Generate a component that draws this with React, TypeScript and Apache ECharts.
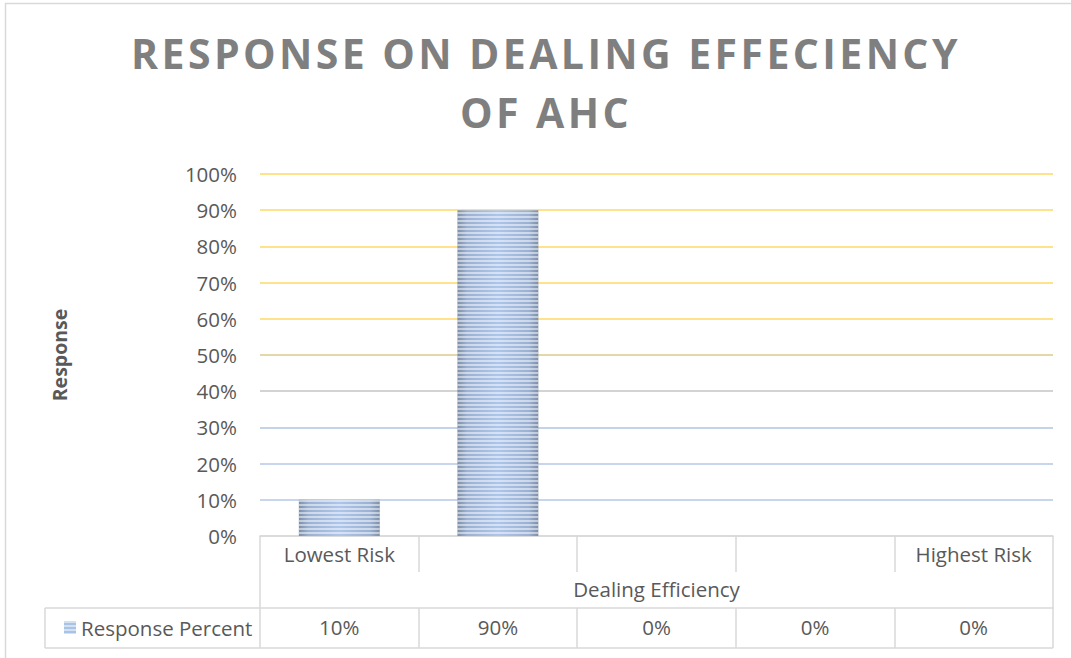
import React, { useEffect, useRef } from "react";
import * as echarts from "echarts";

const titleLines = ["RESPONSE ON DEALING EFFECIENCY", "OF AHC"];
const categories = ["Lowest Risk", "", "", "", "Highest Risk"];
const seriesName = "Response Percent";
const responsePercent = [10, 90, 0, 0, 0];
const yTicks = { min: 0, max: 100, interval: 10 };
const xAxisName = "Dealing Efficiency";
const yAxisName = "Response";
const gridColors = [
  "#d9d9d9", // 0%
  "#b4c7e7", // 10%
  "#b4c7e7", // 20%
  "#b1c4e2", // 30%
  "#c3c6c3", // 40%
  "#dacb8e", // 50%
  "#ffd966", // 60%
  "#ffd966",
  "#ffd966",
  "#ffd966",
  "#ffd966", // 100%
];

const TEXT = "#595959";
const LINE = "#d9d9d9";
const FONT = "'Open Sans', 'Noto Sans', sans-serif";
const FS = 20.5;

export default function App() {
  const ref = useRef<HTMLDivElement>(null);
  useEffect(() => {
    document.body.style.margin = "0";
    if (!ref.current) return;
    const chart = echarts.init(ref.current, null, { renderer: "svg" });
    const left = 260, right = 1053, axisY = 536, rowSepY = 572, dataTop = 608, dataBottom = 648, legendLeft = 45;
    chart.setOption({
      animation: false,
      textStyle: { fontFamily: FONT },
      grid: { left: left, right: 1071 - right, top: 174, bottom: 658 - axisY },
      legend: {
        left: 59,
        top: 612,
        itemWidth: 12,
        itemHeight: 13,
        itemGap: 5,
        icon: "rect",
        textStyle: { color: TEXT, fontSize: FS, fontFamily: FONT },
        data: [{ name: seriesName, itemStyle: { color: "#a9c3e6" } }],
      },
      xAxis: [
        {
          type: "category",
          data: categories,
          position: "bottom",
          axisLine: { show: true, lineStyle: { color: LINE, width: 1.5 } },
          axisTick: { show: true, length: rowSepY - axisY, interval: 0, lineStyle: { color: LINE, width: 1.5 } },
          axisLabel: { interval: 0, color: TEXT, fontSize: FS, margin: 7 },
          name: xAxisName,
          nameLocation: "middle",
          nameGap: 42,
          nameTextStyle: { color: TEXT, fontSize: FS },
        },
        {
          type: "category",
          data: responsePercent.map((v) => v + "%"),
          position: "bottom",
          offset: dataTop - axisY,
          axisLine: { show: true, lineStyle: { color: LINE, width: 1.5 } },
          axisTick: { show: true, length: dataBottom - dataTop, interval: 0, lineStyle: { color: LINE, width: 1.5 } },
          axisLabel: { interval: 0, color: TEXT, fontSize: FS, margin: 8 },
        },
      ],
      yAxis: {
        type: "value",
        min: yTicks.min,
        max: yTicks.max,
        interval: yTicks.interval,
        axisLine: { show: false },
        axisTick: { show: false },
        axisLabel: { color: TEXT, fontSize: FS, margin: 23, formatter: (v: number) => v + "%" },
        splitLine: { show: true, lineStyle: { color: gridColors, width: 1.5 } },
        name: yAxisName,
        nameLocation: "middle",
        nameRotate: 90,
        nameGap: 191,
        nameTextStyle: { color: TEXT, fontSize: 19.5, fontWeight: "bold" },
      },
      series: [
        {
          name: seriesName,
          type: "bar",
          xAxisIndex: 0,
          data: responsePercent,
          barWidth: "51%",
          itemStyle: {
            color: {
              type: "linear",
              x: 0, y: 0, x2: 1, y2: 0,
              colorStops: [
                { offset: 0, color: "#7d8ea8" },
                { offset: 0.12, color: "#9bb1d3" },
                { offset: 0.5, color: "#adc5ea" },
                { offset: 0.88, color: "#9bb1d3" },
                { offset: 1, color: "#7d8ea8" },
              ],
            },
            decal: {
              symbol: "rect",
              symbolSize: 1,
              dashArrayX: [1, 0],
              dashArrayY: [1.5, 2],
              rotation: 0,
              color: "rgba(255,255,255,0.5)",
            },
          },
        },
      ],
      graphic: [
        {
          type: "rect",
          silent: true,
          shape: { x: 5.5, y: 3.5, width: 1100, height: 700 },
          style: { fill: "none", stroke: LINE, lineWidth: 1.5 },
        },
        {
          type: "text",
          x: 546,
          y: 53,
          style: {
            text: titleLines.join("\n"),
            textAlign: "center",
            textVerticalAlign: "top",
            fill: "#7f7f7f",
            fontSize: 41,
            fontWeight: "bold",
            fontFamily: FONT,
            lineHeight: 59,
          },
          top: 23,
        },
        { type: "line", silent: true, shape: { x1: legendLeft, y1: dataTop, x2: left, y2: dataTop }, style: { stroke: LINE, lineWidth: 1.5 } },
        { type: "line", silent: true, shape: { x1: legendLeft, y1: dataBottom, x2: right, y2: dataBottom }, style: { stroke: LINE, lineWidth: 1.5 } },
        { type: "line", silent: true, shape: { x1: legendLeft, y1: dataTop, x2: legendLeft, y2: dataBottom }, style: { stroke: LINE, lineWidth: 1.5 } },
        { type: "line", silent: true, shape: { x1: left, y1: rowSepY, x2: left, y2: dataTop }, style: { stroke: LINE, lineWidth: 1.5 } },
        { type: "line", silent: true, shape: { x1: right, y1: rowSepY, x2: right, y2: dataTop }, style: { stroke: LINE, lineWidth: 1.5 } },
      ],
    });
    return () => chart.dispose();
  }, []);
  return (
    <>
      <style>{`#chart svg text[style*="41px"]{letter-spacing:3.4px;}`}</style>
      <div id="chart" ref={ref} style={{ width: 1071, height: 658 }} />
    </>
  );
}
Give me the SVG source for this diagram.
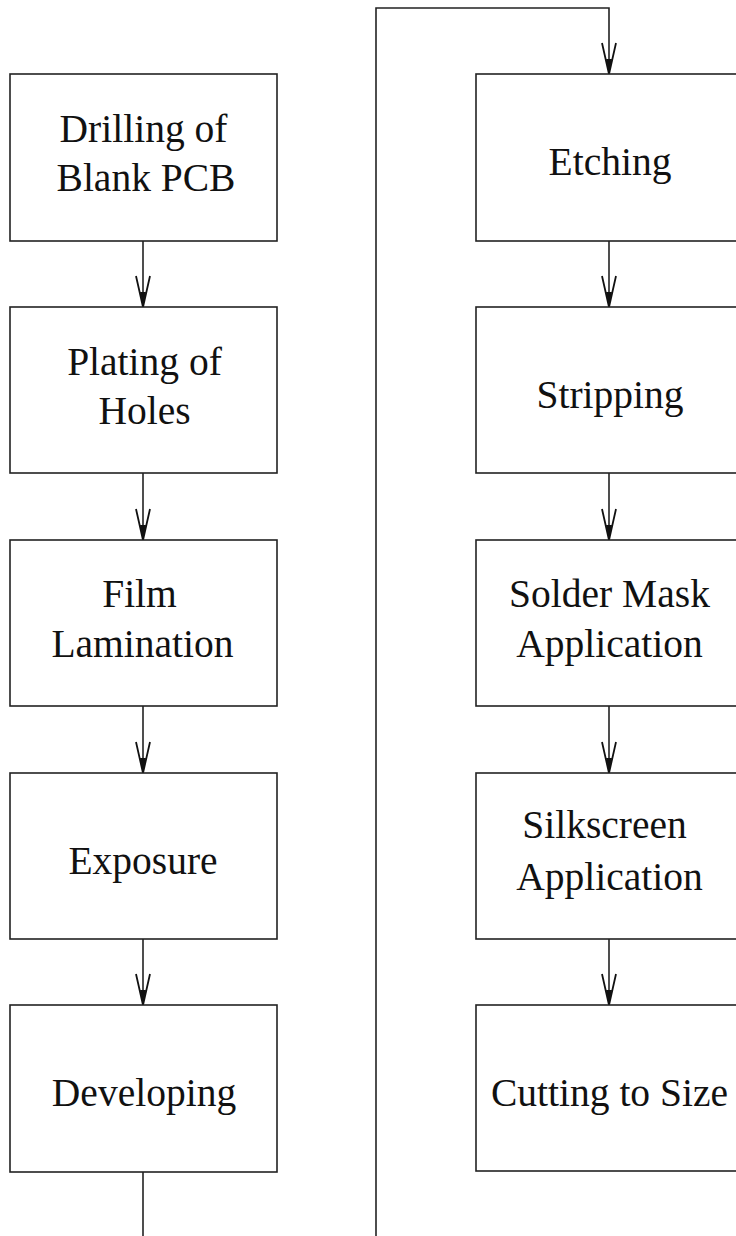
<svg xmlns="http://www.w3.org/2000/svg" width="736" height="1236" viewBox="0 0 736 1236">
<style>
.box{fill:#fff;stroke:#222;stroke-width:1.6}
.lbl{font-family:"Liberation Serif","Times New Roman",serif;font-size:39.5px;fill:#111;text-anchor:middle}
.con{fill:none;stroke:#222;stroke-width:1.6}
</style>
<defs>
<marker id="arr" viewBox="-34 -10 36 20" markerWidth="36" markerHeight="20" refX="0" refY="0" orient="auto" markerUnits="userSpaceOnUse">
<path d="M-31,-7 L0,0 L-31,7" fill="none" stroke="#111" stroke-width="1.8"/>
<path d="M-15,-3 L0,0 L-15,3 Z" fill="#111"/>
</marker>
</defs>
<rect width="736" height="1236" fill="#fff"/>
<g id="connectors">
<line class="con" x1="143" y1="241" x2="143" y2="307" marker-end="url(#arr)"/>
<line class="con" x1="143" y1="473" x2="143" y2="540" marker-end="url(#arr)"/>
<line class="con" x1="143" y1="706" x2="143" y2="773" marker-end="url(#arr)"/>
<line class="con" x1="143" y1="939" x2="143" y2="1005" marker-end="url(#arr)"/>
<path class="con" d="M143,1172 V1236"/>
<path class="con" d="M376,1236 V8 H609 V74" marker-end="url(#arr)"/>
<line class="con" x1="609" y1="241" x2="609" y2="307" marker-end="url(#arr)"/>
<line class="con" x1="609" y1="473" x2="609" y2="540" marker-end="url(#arr)"/>
<line class="con" x1="609" y1="706" x2="609" y2="773" marker-end="url(#arr)"/>
<line class="con" x1="609" y1="939" x2="609" y2="1005" marker-end="url(#arr)"/>
</g>
<g id="drilling">
<rect class="box" x="10" y="74" width="267" height="167"/>
<text class="lbl" x="143.5" y="142">Drilling of</text>
<text class="lbl" x="146" y="191">Blank PCB</text>
</g>
<g id="plating">
<rect class="box" x="10" y="307" width="267" height="166"/>
<text class="lbl" x="144.5" y="375">Plating of</text>
<text class="lbl" x="144.5" y="424">Holes</text>
</g>
<g id="film">
<rect class="box" x="10" y="540" width="267" height="166"/>
<text class="lbl" x="139.5" y="607">Film</text>
<text class="lbl" x="142.5" y="657">Lamination</text>
</g>
<g id="exposure">
<rect class="box" x="10" y="773" width="267" height="166"/>
<text class="lbl" x="143" y="874">Exposure</text>
</g>
<g id="developing">
<rect class="box" x="10" y="1005" width="267" height="167"/>
<text class="lbl" x="144" y="1106">Developing</text>
</g>
<g id="etching">
<rect class="box" x="476" y="74" width="267" height="167"/>
<text class="lbl" x="610" y="175">Etching</text>
</g>
<g id="stripping">
<rect class="box" x="476" y="307" width="267" height="166"/>
<text class="lbl" x="610" y="408">Stripping</text>
</g>
<g id="soldermask">
<rect class="box" x="476" y="540" width="267" height="166"/>
<text class="lbl" x="609.5" y="607">Solder Mask</text>
<text class="lbl" x="609.5" y="657">Application</text>
</g>
<g id="silkscreen">
<rect class="box" x="476" y="773" width="267" height="166"/>
<text class="lbl" x="604.5" y="838">Silkscreen</text>
<text class="lbl" x="609.5" y="890">Application</text>
</g>
<g id="cutting">
<rect class="box" x="476" y="1005" width="267" height="166"/>
<text class="lbl" x="609.5" y="1106" textLength="237" lengthAdjust="spacing">Cutting to Size</text>
</g>
</svg>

### GOAL
Return the lines exactly as they stand, from the start of the entries through the line holding "const FS = 20.5;"; omit the pictures.

### EXERCISE SOLUTION
Generate a component that draws this with React, TypeScript and Apache ECharts.
import React, { useEffect, useRef } from "react";
import * as echarts from "echarts";

const titleLines = ["RESPONSE ON DEALING EFFECIENCY", "OF AHC"];
const categories = ["Lowest Risk", "", "", "", "Highest Risk"];
const seriesName = "Response Percent";
const responsePercent = [10, 90, 0, 0, 0];
const yTicks = { min: 0, max: 100, interval: 10 };
const xAxisName = "Dealing Efficiency";
const yAxisName = "Response";
const gridColors = [
  "#d9d9d9", // 0%
  "#b4c7e7", // 10%
  "#b4c7e7", // 20%
  "#b1c4e2", // 30%
  "#c3c6c3", // 40%
  "#dacb8e", // 50%
  "#ffd966", // 60%
  "#ffd966",
  "#ffd966",
  "#ffd966",
  "#ffd966", // 100%
];

const TEXT = "#595959";
const LINE = "#d9d9d9";
const FONT = "'Open Sans', 'Noto Sans', sans-serif";
const FS = 20.5;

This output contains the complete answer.